Much of the cost of the programs will be funded by a new invasive species sticker that owners of all boats launched in Idaho must buy. The stickers cost $10 for boats registered in Idaho, $20 for those registered elsewhere, and $5 for nonmotorized boats, including canoes and kayaks, which are exempt from the usual boat registration. Only inflatables shorter than 10 feet are exempt from the sticker requirement.

The penalty for boating in Idaho without the sticker is a $57 fine.

Knight said regulations to match a new state law went into effect May 1, requiring the stickers and allowing the Agriculture Department to “put hold orders on watercraft they suspect is carrying invasive species.”

He said the new check stations will target “routes with a high amount of boat traffic from other states.” However, all watercraft would be required to pull in. Locals wouldn’t be kept long, he said.

Knight said he’ll request proposals from contractors to operate the inspection and decontamination stations, which will clean boats with 140-degree water to kill any invasive quagga or zebra mussels.

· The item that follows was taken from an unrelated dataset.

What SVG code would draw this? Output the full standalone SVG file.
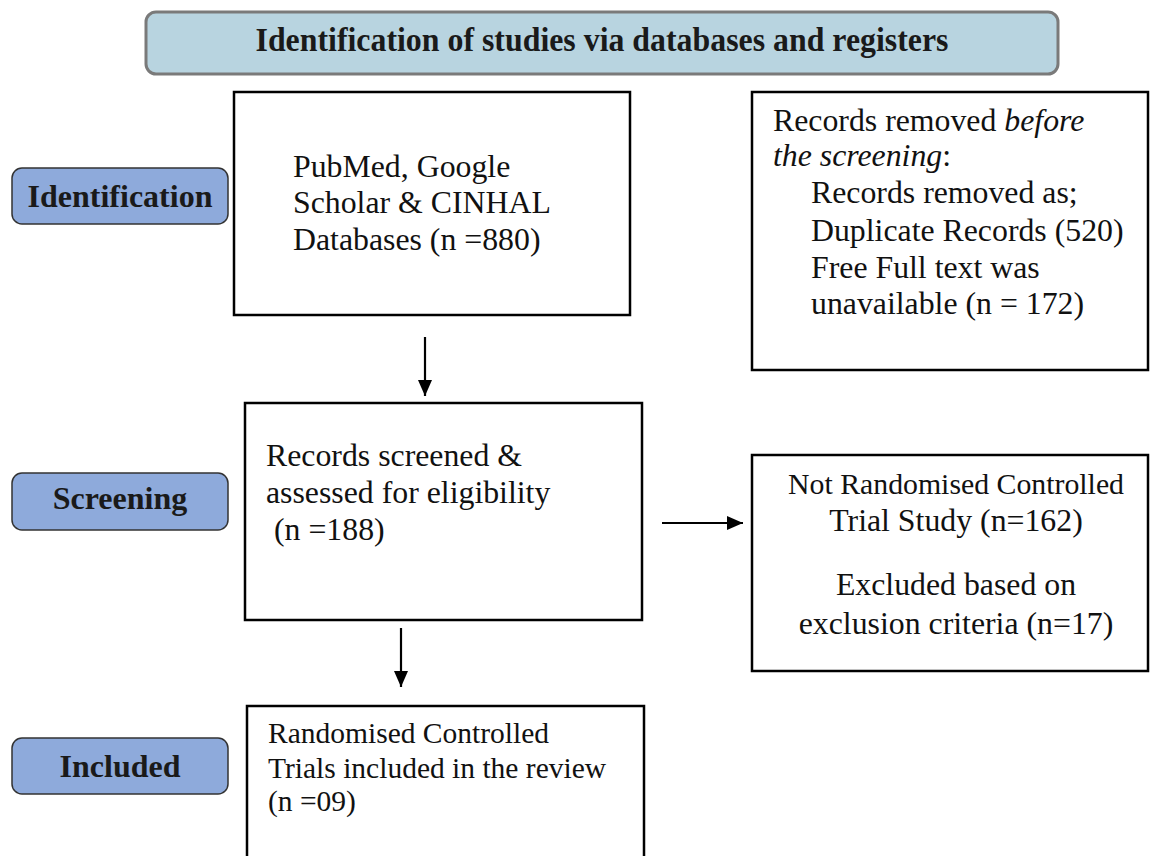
<svg xmlns="http://www.w3.org/2000/svg" width="1152" height="856" viewBox="0 0 1152 856">
<defs>
<marker id="ah" markerWidth="16" markerHeight="14" refX="16" refY="7" orient="auto" markerUnits="userSpaceOnUse" viewBox="0 0 16 14">
<path d="M0,0 L16,7 L0,14 z" fill="#000"/>
</marker>
<style>
.t{font-family:"Liberation Serif","Times New Roman",serif;font-size:31.8px;fill:#111}
.s{font-size:29.5px}
.b{font-family:"Liberation Serif","Times New Roman",serif;font-size:32px;font-weight:bold;fill:#1a1a1a}
.box{fill:#fff;stroke:#000;stroke-width:2.5}
.lab{fill:#8eaadb;stroke:#333;stroke-width:1.5}
.con{stroke:#000;stroke-width:2.2;fill:none;marker-end:url(#ah)}
</style>
</defs>
<rect width="1152" height="856" fill="#fff"/>
<g id="header">
<rect x="146" y="12" width="912" height="62" rx="10" fill="#b8d4e0" stroke="#7a7a7a" stroke-width="3"/>
<text class="b" x="602" y="51" style="font-size:33px" text-anchor="middle" textLength="693" lengthAdjust="spacingAndGlyphs">Identification of studies via databases and registers</text>
</g>
<g id="lab-identification">
<rect class="lab" x="12" y="168" width="216" height="56" rx="10"/>
<text class="b" x="120" y="207" text-anchor="middle">Identification</text>
</g>
<g id="lab-screening">
<rect class="lab" x="12" y="473" width="216" height="57" rx="10"/>
<text class="b" x="120" y="509" text-anchor="middle">Screening</text>
</g>
<g id="lab-included">
<rect class="lab" x="12" y="738" width="216" height="56" rx="10"/>
<text class="b" x="120" y="777" text-anchor="middle">Included</text>
</g>
<g id="n-databases">
<rect class="box" x="234" y="92" width="396" height="223"/>
<text class="t" x="293" y="177">PubMed, Google</text>
<text class="t" x="293" y="213">Scholar &amp; CINHAL</text>
<text class="t" x="293" y="250">Databases (n =880)</text>
</g>
<g id="n-removed">
<rect class="box" x="752" y="92" width="396" height="278"/>
<text class="t" x="773" y="131">Records removed <tspan font-style="italic">before</tspan></text>
<text class="t" x="773" y="166"><tspan font-style="italic">the screening</tspan>:</text>
<text class="t" x="811" y="203">Records removed as;</text>
<text class="t" x="811" y="241">Duplicate Records (520)</text>
<text class="t" x="811" y="278">Free Full text was</text>
<text class="t" x="811" y="314">unavailable (n = 172)</text>
</g>
<g id="n-screened">
<rect class="box" x="245" y="403" width="397" height="217"/>
<text class="t" x="266" y="466">Records screened &amp;</text>
<text class="t" x="266" y="503">assessed for eligibility</text>
<text class="t" x="274" y="540">(n =188)</text>
</g>
<g id="n-excluded">
<rect class="box" x="752" y="455" width="396" height="216"/>
<text class="t" x="956" y="494" text-anchor="middle" style="font-size:29.8px">Not Randomised Controlled</text>
<text class="t" x="956" y="531" text-anchor="middle">Trial Study (n=162)</text>
<text class="t" x="956" y="595" text-anchor="middle">Excluded based on</text>
<text class="t" x="956" y="634" text-anchor="middle">exclusion criteria (n=17)</text>
</g>
<g id="n-included">
<rect class="box" x="247" y="706" width="397" height="160"/>
<text class="t s" x="268" y="743">Randomised Controlled</text>
<text class="t s" x="268" y="778">Trials included in the review</text>
<text class="t s" x="268" y="811">(n =09)</text>
</g>
<g id="connectors">
<line class="con" x1="425" y1="337" x2="425" y2="396"/>
<line class="con" x1="662" y1="523" x2="743" y2="523"/>
<line class="con" x1="401" y1="628" x2="401" y2="687"/>
</g>
</svg>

The tiny invaders can travel on boats in a microscopic form, if the boat was last in a contaminated body of water. The closest identified one to Idaho, at this point, is a reservoir in Utah.

Knight said of the 10 or more inspection stations statewide, four will be in North Idaho. In addition to the Huetter port of entry on I-90, they’ll include some that may “rove” to test boats traveling into Idaho on I-90 from Montana and possibly on the U.S. Highway 95 corridor. Another will target the Priest Lake and Priest River area.